El turno de Abascal no ha sido mejor. Más bronco y espeso y menos somnoliento. No mucho menos. Lo que no significa que sea mejor, porque al líder de los fascistas le resultaba difícil hilar réplicas a falta de papeles. Se le hizo muy largo. Se le veían las costuras en los surcos que le dejaban los sudores fríos por el esfuerzo estajanovista al que no acostumbra. El discurso del líder de Vox iba más destinado a quebrar fidelidades en el PP y Ciudadanos que a convencer de la ideoneidad de su candidatura, porque eso no se lo creía ni el propio ponente. Es en esas lides donde ha cosechado el único éxito de la moción, en el intento de derruir los cimientos del votante conservador para atraerlos a su proyecto aludiendo a los grandes éxitos del discurso hegemónico de la carcunda. Una victoria pírrica que patrimonializará Vox, pero no Abascal. Porque el mayor triunfador de la moción de censura ha sido Iván Espinosa de los Monteros, que ya tiene más cerca su golpe palaciego después de que el líder cavara su propia tumba.

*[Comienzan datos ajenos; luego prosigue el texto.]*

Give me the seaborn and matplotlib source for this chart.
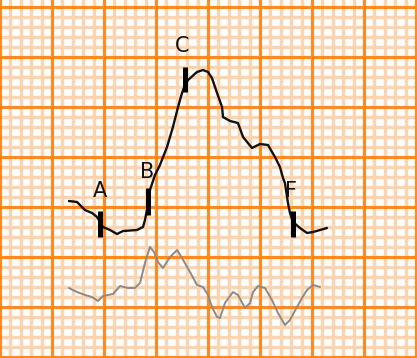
import matplotlib
matplotlib.use("Agg")
import matplotlib.pyplot as plt
from matplotlib.ticker import MultipleLocator, NullLocator
import seaborn as sns
import pandas as pd

# Values in small-box units (1 small box of ECG paper)
black_t = [6.63, 7.40, 8.17, 8.85, 9.33, 9.62, 9.90, 10.58, 11.25, 11.83, 13.17, 13.75,
           13.94, 14.23, 14.42, 14.90, 15.38, 16.06, 16.63, 17.12, 17.50, 17.79, 18.08,
           18.94, 19.52, 20.00, 20.38, 20.87, 21.35, 21.44, 22.12, 22.88, 23.37, 24.23,
           25.00, 25.77, 26.44, 26.92, 27.21, 27.40, 27.69, 27.88, 28.17, 28.85, 29.52,
           30.10, 31.44]
black_v = [15.6, 15.5, 14.7, 14.4, 14.0, 13.5, 13.0, 12.7, 12.3, 12.6, 12.7, 13.0,
           13.7, 15.2, 16.7, 18.2, 19.2, 21.0, 23.0, 25.0, 26.4, 27.2, 27.7,
           28.5, 28.7, 28.5, 27.9, 26.4, 25.0, 24.0, 23.6, 23.4, 22.0, 20.9,
           21.3, 21.2, 20.0, 19.0, 17.9, 17.4, 15.4, 14.4, 13.5, 12.9, 12.4,
           12.5, 12.9]

gray_t = [6.63, 7.40, 8.17, 8.85, 9.42, 9.90, 10.87, 11.54, 12.31, 12.98, 13.46, 13.94,
          14.42, 14.81, 15.19, 15.67, 16.35, 17.02, 17.50, 18.27, 18.94, 19.52, 20.00,
          20.38, 20.87, 21.15, 21.63, 22.40, 22.88, 23.56, 24.04, 24.33, 24.81, 25.48,
          26.15, 26.73, 27.40, 27.88, 28.56, 29.04, 29.52, 30.10, 30.77]
gray_v = [6.9, 6.5, 6.2, 6.0, 5.6, 6.1, 6.3, 7.1, 6.9, 6.9, 7.4, 9.4,
          11.0, 10.5, 9.5, 8.9, 10.0, 10.7, 9.9, 8.5, 7.2, 7.0, 6.2,
          5.0, 4.0, 3.9, 5.4, 6.5, 6.2, 4.9, 5.4, 6.5, 7.1, 6.9,
          5.7, 4.4, 3.2, 3.7, 5.0, 5.9, 6.7, 7.2, 7.0]

mark_labels = ["A", "B", "C", "F"]
mark_t = [9.62, 14.23, 17.79, 28.17]
mark_lo = [12.0, 14.2, 26.5, 12.0]
mark_hi = [14.6, 16.9, 29.0, 14.6]
label_t = [9.6, 14.1, 17.5, 28.0]
label_v = [16.6, 18.5, 31.1, 16.6]

sns.set_style("white")

XLIM = (0, 417 / 10.4)
YLIM = (-0.1, 35.7)

fig = plt.figure(figsize=(4.17, 3.58), dpi=100)

def paper_axes(step, color, lw, z):
    a = fig.add_axes([0, 0, 1, 1], zorder=z)
    a.set_xlim(*XLIM)
    a.set_ylim(*YLIM)
    a.xaxis.set_major_locator(MultipleLocator(step))
    a.yaxis.set_major_locator(MultipleLocator(step))
    a.xaxis.set_minor_locator(NullLocator())
    a.yaxis.set_minor_locator(NullLocator())
    a.grid(True, which="major", color=color, lw=lw)
    a.tick_params(which="both", length=0, labelbottom=False, labelleft=False)
    a.patch.set_alpha(0.0)
    for s in a.spines.values():
        s.set_visible(False)
    return a

bg = paper_axes(1, "#fdd4b0", 2.4, 0)
bg.patch.set_facecolor("white")
bg.patch.set_alpha(1.0)
ax = paper_axes(5, "#ff8a24", 2.2, 1)
ax.set_axisbelow(True)

df_black = pd.DataFrame({"t": black_t, "v": black_v})
df_gray = pd.DataFrame({"t": gray_t, "v": gray_v})

sns.lineplot(data=df_gray, x="t", y="v", ax=ax, color="#8a8a8a", lw=1.4,
             estimator=None, sort=False, zorder=3)
sns.lineplot(data=df_black, x="t", y="v", ax=ax, color="#111111", lw=1.7,
             estimator=None, sort=False, zorder=4)

ax.vlines(mark_t, mark_lo, mark_hi, color="black", lw=3.6, zorder=5)
for lab, x, y in zip(mark_labels, label_t, label_v):
    ax.text(x, y, lab, ha="center", va="center", fontsize=15, color="#111111",
            family="DejaVu Sans", zorder=6)

ax.set_xlim(*XLIM)
ax.set_ylim(*YLIM)
ax.set_xlabel("")
ax.set_ylabel("")

fig.savefig("out.png", dpi=100)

El fascismo se ha mostrado desvergonzado y descarnado durante doce horas de desprecio de los valores democráticos universales y los derechos fundamentales de las minorías. Su pavoneo parlamentario tiene una doble consecuencia, hacer más lesivo a la derecha continuar con los pactos con los de Abascal, sobre todo a Ciudadanos. Pero también la buena noticia de la jornada, evidenciar la necesidad de renovar los compromisos fundamentales de todos aquellos que están dispuestos a construir un país tolerante y democrático. La mayoría de la investidura sale reforzada gracias a la exhibición de los camisas pardas de mercadillo.